Even before MediaWiki had arbitrary grammatical transformation, it had a nominative/genitive distinction for month names. This distinction is necessary if you wish to substitute month names into sentences.
The other (much simpler) issue with parameter substitution is HTML escaping. Despite being much simpler, MediaWiki does a pretty poor job of it. We have a plethora of poorly-named wfMsg*() functions, including the multitasking wfMsgExt(), with lots of ways to slip up and let through unescaped user input. There may be work done to clean this up at some stage in the future.
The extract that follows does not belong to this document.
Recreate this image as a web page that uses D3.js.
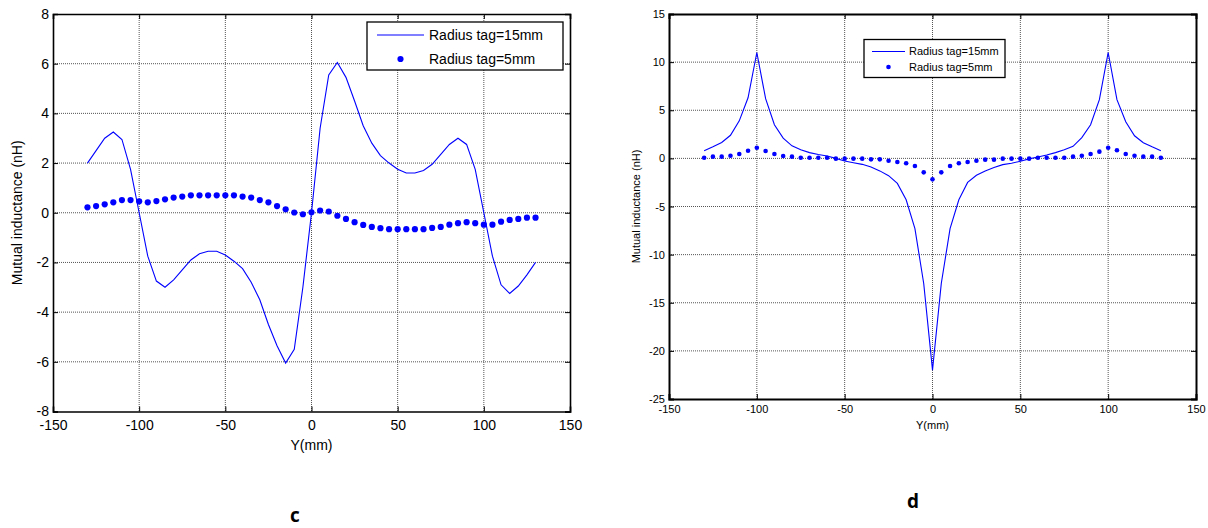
<!DOCTYPE html>
<html><head><meta charset="utf-8">
<script src="https://cdn.jsdelivr.net/npm/d3@7"></script>
<style>
html,body{margin:0;padding:0;background:#fff;}
svg text{font-family:Arial,"Liberation Sans",sans-serif;}
</style></head>
<body>
<svg id="chart" width="1208" height="528"></svg>
<script>
// ---------------- DATA ----------------
// Chart c: x positions (mm)
const xC = d3.range(-130, 131, 5);
// Radius tag = 15mm (chart c)
const c15 = [2.0,2.5,3.0,3.25,2.95,1.75,0.0,-1.75,-2.75,-3.0,-2.7,-2.3,-1.9,-1.65,-1.55,-1.55,-1.7,-1.95,-2.25,-2.8,-3.5,-4.5,-5.35,-6.05,-5.5,-3.0,
             0.0,3.4,5.55,6.05,5.45,4.5,3.5,2.8,2.3,2.0,1.75,1.6,1.6,1.7,1.95,2.35,2.75,3.0,2.75,1.75,0.0,-1.75,-2.9,-3.25,-2.95,-2.5,-2.0];
// Radius tag = 5mm (chart c)
const c5 = [0.22,0.27,0.34,0.42,0.51,0.51,0.46,0.42,0.47,0.54,0.61,0.65,0.70,0.70,0.70,0.70,0.70,0.70,0.65,0.61,0.51,0.42,0.27,0.14,0.01,-0.06,
            0.02,0.09,0.05,-0.12,-0.25,-0.38,-0.49,-0.57,-0.62,-0.66,-0.66,-0.66,-0.66,-0.66,-0.61,-0.57,-0.48,-0.42,-0.38,-0.42,-0.48,-0.48,-0.36,-0.29,-0.25,-0.20,-0.20];
// Chart d
const xD = d3.range(-130, 131, 5);
const d15 = [0.8,1.2,1.65,2.4,3.9,6.3,11.0,6.2,3.5,2.1,1.3,0.9,0.6,0.4,0.25,0.0,-0.27,-0.45,-0.62,-0.9,-1.3,-1.8,-2.6,-4.3,-7.3,-13.0,
             -22.0,-13.0,-7.3,-4.3,-2.5,-1.75,-1.3,-0.95,-0.65,-0.5,-0.3,-0.05,0.15,0.35,0.6,0.9,1.25,2.15,3.5,6.1,11.0,6.1,3.8,2.35,1.63,1.2,0.8];
const d5 = [0.07,0.18,0.18,0.28,0.46,0.8,1.11,0.77,0.46,0.25,0.18,0.07,0.07,0.07,0.07,-0.03,-0.03,-0.03,-0.03,-0.1,-0.1,-0.24,-0.37,-0.51,-0.79,-1.45,
            -2.18,-1.45,-0.79,-0.51,-0.37,-0.24,-0.13,-0.13,-0.03,-0.03,-0.03,-0.03,0.07,0.07,0.07,0.07,0.18,0.28,0.46,0.7,1.11,0.84,0.46,0.28,0.18,0.18,0.07];
const xTicks = [-150,-100,-50,0,50,100,150];
const yTicksC = [-8,-6,-4,-2,0,2,4,6,8];
const yTicksD = [-25,-20,-15,-10,-5,0,5,10,15];
const legendLabels = ["Radius tag=15mm","Radius tag=5mm"];
const xLabel = "Y(mm)";
const yLabel = "Mutual inductance (nH)";
const panelLabels = ["c","d"];

// ---------------- DRAW ----------------
const svg = d3.select("#chart");
const blue = "#0000ff";
const fmt = d => String(d);

function drawPanel(cfg){
  const g = svg.append("g");
  const x = d3.scaleLinear().domain([-150,150]).range([cfg.left, cfg.right]);
  const y = d3.scaleLinear().domain(cfg.yDomain).range([cfg.bottom, cfg.top]);
  // grid
  g.selectAll(".vg").data(xTicks.slice(1,-1)).enter().append("line")
    .attr("x1",d=>x(d)).attr("x2",d=>x(d)).attr("y1",cfg.top).attr("y2",cfg.bottom)
    .attr("stroke","#555").attr("stroke-width",1).attr("stroke-dasharray","1,1");
  g.selectAll(".hg").data(cfg.yTicks.slice(1,-1)).enter().append("line")
    .attr("y1",d=>y(d)).attr("y2",d=>y(d)).attr("x1",cfg.left).attr("x2",cfg.right)
    .attr("stroke","#555").attr("stroke-width",1).attr("stroke-dasharray","1,1");
  // axes (inward ticks)
  const tl = 5;
  const axB = d3.axisBottom(x).tickValues(xTicks).tickSize(-tl).tickPadding(tl+cfg.xPad).tickFormat(fmt);
  const axT = d3.axisTop(x).tickValues(xTicks).tickSize(-tl).tickFormat("");
  const axL = d3.axisLeft(y).tickValues(cfg.yTicks).tickSize(-tl).tickPadding(tl+cfg.yPad).tickFormat(fmt);
  const axR = d3.axisRight(y).tickValues(cfg.yTicks).tickSize(-tl).tickFormat("");
  const gb = g.append("g").attr("transform",`translate(0,${cfg.bottom})`).call(axB);
  const gt = g.append("g").attr("transform",`translate(0,${cfg.top})`).call(axT);
  const gl = g.append("g").attr("transform",`translate(${cfg.left},0)`).call(axL);
  const gr = g.append("g").attr("transform",`translate(${cfg.right},0)`).call(axR);
  [gb,gt,gl,gr].forEach(a=>{
    a.select(".domain").attr("stroke","#000").attr("stroke-width",cfg.sw);
    a.selectAll(".tick line").attr("stroke","#000").attr("stroke-width",1);
    a.selectAll("text").attr("font-size",cfg.fs).attr("fill","#000")
     .attr("font-family","Arial, 'Liberation Sans', sans-serif");
  });
  // line series
  const line = d3.line().x((d,i)=>x(cfg.xs[i])).y(d=>y(d));
  g.append("path").datum(cfg.s15).attr("d",line).attr("fill","none")
    .attr("stroke",blue).attr("stroke-width",1.1);
  g.selectAll(".dot").data(cfg.s5).enter().append("circle")
    .attr("cx",(d,i)=>x(cfg.xs5[i])).attr("cy",d=>y(d)).attr("r",cfg.r).attr("fill",blue);
  // labels
  g.append("text").attr("x",(cfg.left+cfg.right)/2).attr("y",cfg.xLabY)
    .attr("text-anchor","middle").attr("font-size",cfg.fs).text(xLabel);
  g.append("text").attr("transform",`translate(${cfg.yLabX},${(cfg.top+cfg.bottom)/2}) rotate(-90)`)
    .attr("text-anchor","middle").attr("font-size",cfg.fs).text(yLabel);
  // legend
  const L = cfg.leg;
  g.append("rect").attr("x",L.x).attr("y",L.y).attr("width",L.w).attr("height",L.h)
    .attr("fill","#fff").attr("stroke","#000").attr("stroke-width",1.3);
  g.append("line").attr("x1",L.lx1).attr("x2",L.lx2).attr("y1",L.y1).attr("y2",L.y1)
    .attr("stroke",blue).attr("stroke-width",1.1);
  g.append("circle").attr("cx",(L.lx1+L.lx2)/2).attr("cy",L.y2).attr("r",cfg.r).attr("fill",blue);
  g.append("text").attr("x",L.tx).attr("y",L.y1).attr("dy","0.35em").attr("font-size",L.fs).text(legendLabels[0]);
  g.append("text").attr("x",L.tx).attr("y",L.y2).attr("dy","0.35em").attr("font-size",L.fs).text(legendLabels[1]);
  // panel label
  svg.append("text").attr("x",cfg.pLab[0]).attr("y",cfg.pLab[1]).attr("text-anchor","middle")
    .attr("font-size",19).attr("font-weight","bold")
    .style("font-family","'Open Sans', 'Liberation Sans', sans-serif").text(cfg.pText);
}

drawPanel({left:53,right:570,top:14,bottom:411.5,yDomain:[-8,8],yTicks:yTicksC,
  xs:xC,xs5:xC,s15:c15,s5:c5,fs:14,sw:1.6,r:3.1,xPad:4,yPad:-1,
  xLabY:450,yLabX:22,
  leg:{x:367,y:22,w:196,h:48,lx1:377,lx2:424,y1:35,y2:59,tx:429,fs:14},
  pLab:[295,522],pText:panelLabels[0]});

drawPanel({left:669,right:1196,top:14,bottom:399,yDomain:[-25,15],yTicks:yTicksD,
  xs:xD,xs5:xD,s15:d15,s5:d5,fs:11,sw:2,r:2.3,xPad:1,yPad:-1,
  xLabY:429,yLabX:640,
  leg:{x:864,y:39.5,w:141,h:38,lx1:872,lx2:905,y1:51.5,y2:67,tx:909,fs:11},
  pLab:[913,508],pText:panelLabels[1]});
</script>
</body></html>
[edit] Avoid message reuse
The translators encourage reuse avoidance. Although two concepts can be expressed with the same word in English, this doesn't mean they can be expressed with the same word in every language. "OK" is a good example: in English this is used for a generic button label, but in some languages they prefer to use a button label related to the operation which will be performed by the button.
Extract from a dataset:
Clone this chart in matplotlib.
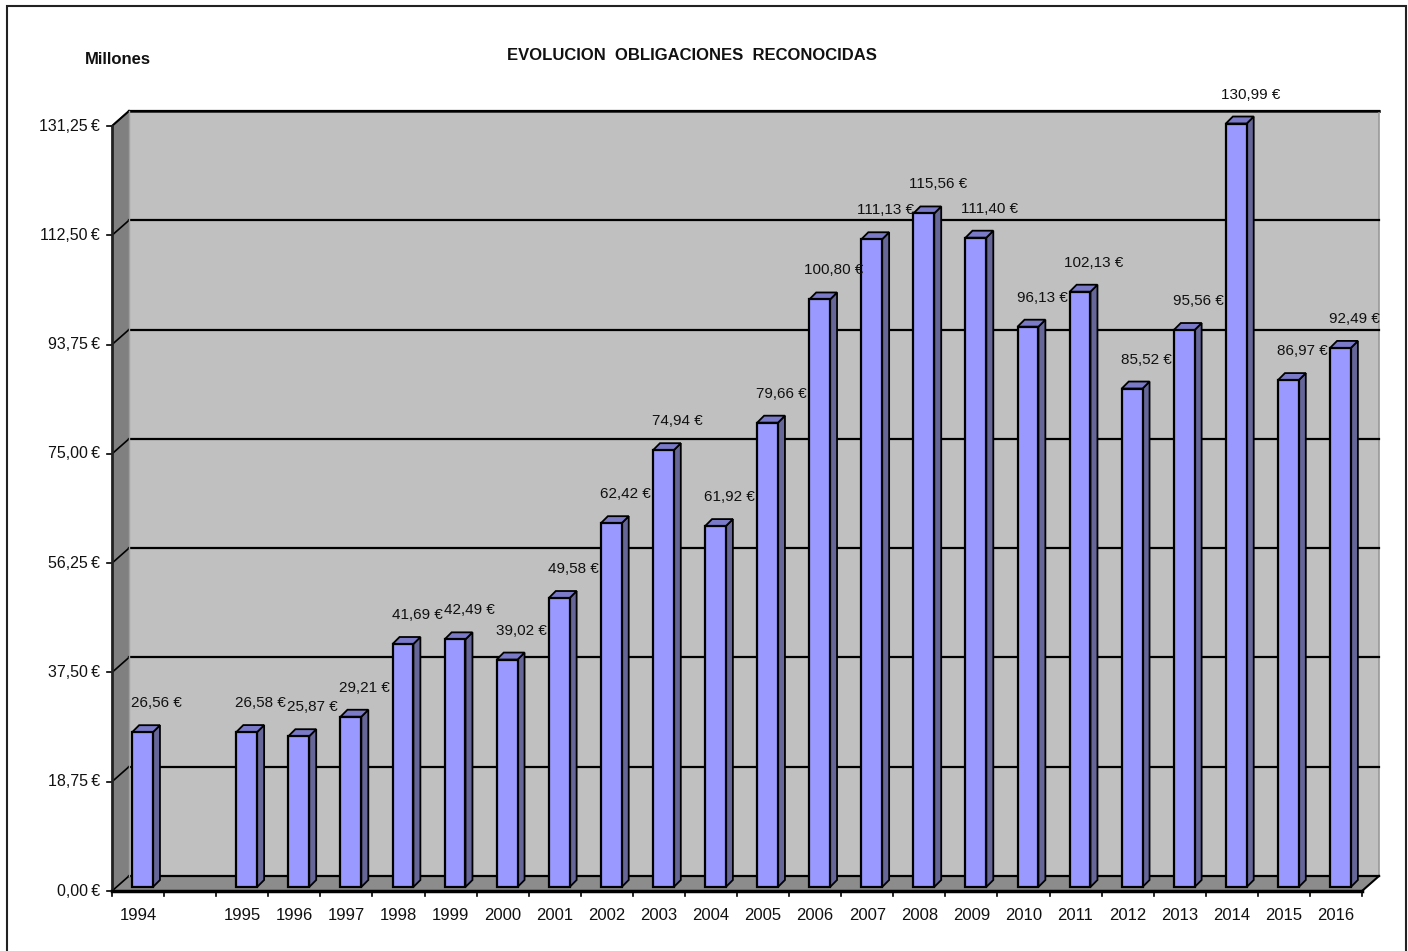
import matplotlib
matplotlib.use("Agg")
import matplotlib.pyplot as plt
from matplotlib.patches import Polygon, Rectangle
import numpy as np

plt.rcParams['font.family'] = ['Liberation Sans', 'DejaVu Sans']

# ---------------- data ----------------
categories = ["1994", "", "1995", "1996", "1997", "1998", "1999", "2000", "2001",
              "2002", "2003", "2004", "2005", "2006", "2007", "2008", "2009",
              "2010", "2011", "2012", "2013", "2014", "2015", "2016"]
values = [26.56, None, 26.58, 25.87, 29.21, 41.69, 42.49, 39.02, 49.58,
          62.42, 74.94, 61.92, 79.66, 100.80, 111.13, 115.56, 111.40,
          96.13, 102.13, 85.52, 95.56, 130.99, 86.97, 92.49]
y_ticks = [0.0, 18.75, 37.5, 56.25, 75.0, 93.75, 112.5, 131.25]
title = "EVOLUCION  OBLIGACIONES  RECONOCIDAS"
unit_label = "Millones"


def euro(v):
    return f"{v:.2f}".replace('.', ',') + " €"


# ---------------- figure / layout ----------------
W, H = 1408, 951
fig = plt.figure(figsize=(W / 100, H / 100), dpi=100)
fig.patch.set_facecolor('white')

left_px, right_px = 112, 1362
zero_px, top_px = 891, 126          # pixel rows (from top) of 0 and ymax on front plane
ymax = y_ticks[-1]
n = len(categories)

ax = fig.add_axes([left_px / W, (H - zero_px) / H,
                   (right_px - left_px) / W, (zero_px - top_px) / H])
ax.set_xlim(0, n)
ax.set_ylim(0, ymax)
ax.axis('off')

px = n / (right_px - left_px)        # data units per pixel in x
py = ymax / (zero_px - top_px)       # data units per pixel in y

DX, DY = 17 * px, 15 * py            # wall depth
BX, BY = 4.5 * px, 4 * py            # bar placement inside depth
BDX, BDY = 7 * px, 7 * py            # bar depth
bar_w = 0.40

wall_c = '#c0c0c0'
side_wall_c = '#808080'
floor_c = '#8c8c8c'
bar_front = '#9999ff'
bar_side = '#666699'
bar_top = '#7a7ac8'

# back wall
ax.add_patch(Polygon([(DX, DY), (n + DX, DY), (n + DX, ymax + DY), (DX, ymax + DY)],
                     closed=True, facecolor=wall_c, edgecolor='none', clip_on=False, zorder=1))
# top edge of back wall
ax.plot([DX, n + DX], [ymax + DY, ymax + DY], color='#333333', lw=2, clip_on=False, zorder=2)
ax.plot([n + DX, n + DX], [DY, ymax + DY], color='#999999', lw=1.2, clip_on=False, zorder=2)
# left side wall
ax.add_patch(Polygon([(0, 0), (0, ymax), (DX, ymax + DY), (DX, DY)],
                     closed=True, facecolor=side_wall_c, edgecolor='none', clip_on=False, zorder=1))
ax.plot([0, DX], [ymax, ymax + DY], color='#333333', lw=1.5, clip_on=False, zorder=2)
# floor
ax.add_patch(Polygon([(0, 0), (n, 0), (n + DX, DY), (DX, DY)],
                     closed=True, facecolor=floor_c, edgecolor='none', clip_on=False, zorder=1))

# gridlines on back wall + diagonals on side wall + ticks
for t in y_ticks:
    ax.plot([DX, n + DX], [t + DY, t + DY], color='black', lw=1.6, clip_on=False, zorder=2)
    ax.plot([0, DX], [t, t + DY], color='black', lw=1.2, clip_on=False, zorder=2)
    ax.plot([-5 * px, 0], [t, t], color='black', lw=1.2, clip_on=False, zorder=5)
    ax.text(-12 * px, t, euro(t).replace(" €", "\u2009€"), ha='right', va='center',
            fontsize=11.5, color='#111111', clip_on=False)

# floor edges
ax.plot([n, n + DX], [0, DY], color='black', lw=1.5, clip_on=False, zorder=5)
ax.plot([DX, DX], [DY, ymax + DY], color='#a0a0a0', lw=1.0, clip_on=False, zorder=2)

# bars
for i, v in enumerate(values):
    if v is None:
        continue
    x0 = i + 0.5 - bar_w / 2 + BX
    x1 = x0 + bar_w
    y0 = BY
    y1 = v + BY
    # side face
    ax.add_patch(Polygon([(x1, y0), (x1 + BDX, y0 + BDY), (x1 + BDX, y1 + BDY), (x1, y1)],
                         closed=True, facecolor=bar_side, edgecolor='black', lw=1.3,
                         clip_on=False, zorder=3))
    # top face
    ax.add_patch(Polygon([(x0, y1), (x1, y1), (x1 + BDX, y1 + BDY), (x0 + BDX, y1 + BDY)],
                         closed=True, facecolor=bar_top, edgecolor='black', lw=1.3,
                         clip_on=False, zorder=3))
    # front face
    ax.add_patch(Rectangle((x0, y0), bar_w, v, facecolor=bar_front, edgecolor='black',
                           lw=1.6, clip_on=False, zorder=4))
    # value label
    ax.text((x0 + x1) / 2 + 14 * px, y1 + 29 * py, euro(v), ha='center', va='center',
            fontsize=11, color='#111111', clip_on=False, zorder=6)

# front axes lines
ax.plot([0, 0], [0, ymax], color='#222222', lw=2, clip_on=False, zorder=5)
ax.plot([0, n], [0, 0], color='black', lw=2.5, clip_on=False, zorder=5)
for i in range(n + 1):
    ax.plot([i, i], [0, -5 * py], color='black', lw=1.2, clip_on=False, zorder=5)
for i, c in enumerate(categories):
    ax.text(i + 0.5, -25 * py, c, ha='center', va='center', fontsize=12,
            color='#111111', clip_on=False)

# titles
fig.text(692 / W, 1 - 55 / H, title, ha='center', va='center', fontsize=12,
         fontweight='bold', color='#111111')
fig.text(118 / W, 1 - 60 / H, unit_label, ha='center', va='center', fontsize=12,
         fontweight='bold', color='#111111')

# outer frame
fig.add_artist(Rectangle((7 / W, -0.01), (1406 - 7) / W, (H - 6) / H + 0.01,
                         transform=fig.transFigure, fill=False, edgecolor='#222222',
                         lw=1.5))

fig.savefig("out.png", dpi=100)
An easy way to duplicate messages across all languages would reduce the programmer's need to reuse messages. Preferably you would have a reference rather than a full copy, to reduce maintenance.
[edit] Keeping messages centralized and in sync
English messages are very rarely out of sync with the code. Experience has shown that it's convenient to have all the English messages in the same place. Revising the English text can be done without reference to the code, just like translation can. Programmers sometimes make very poor choices for the default text.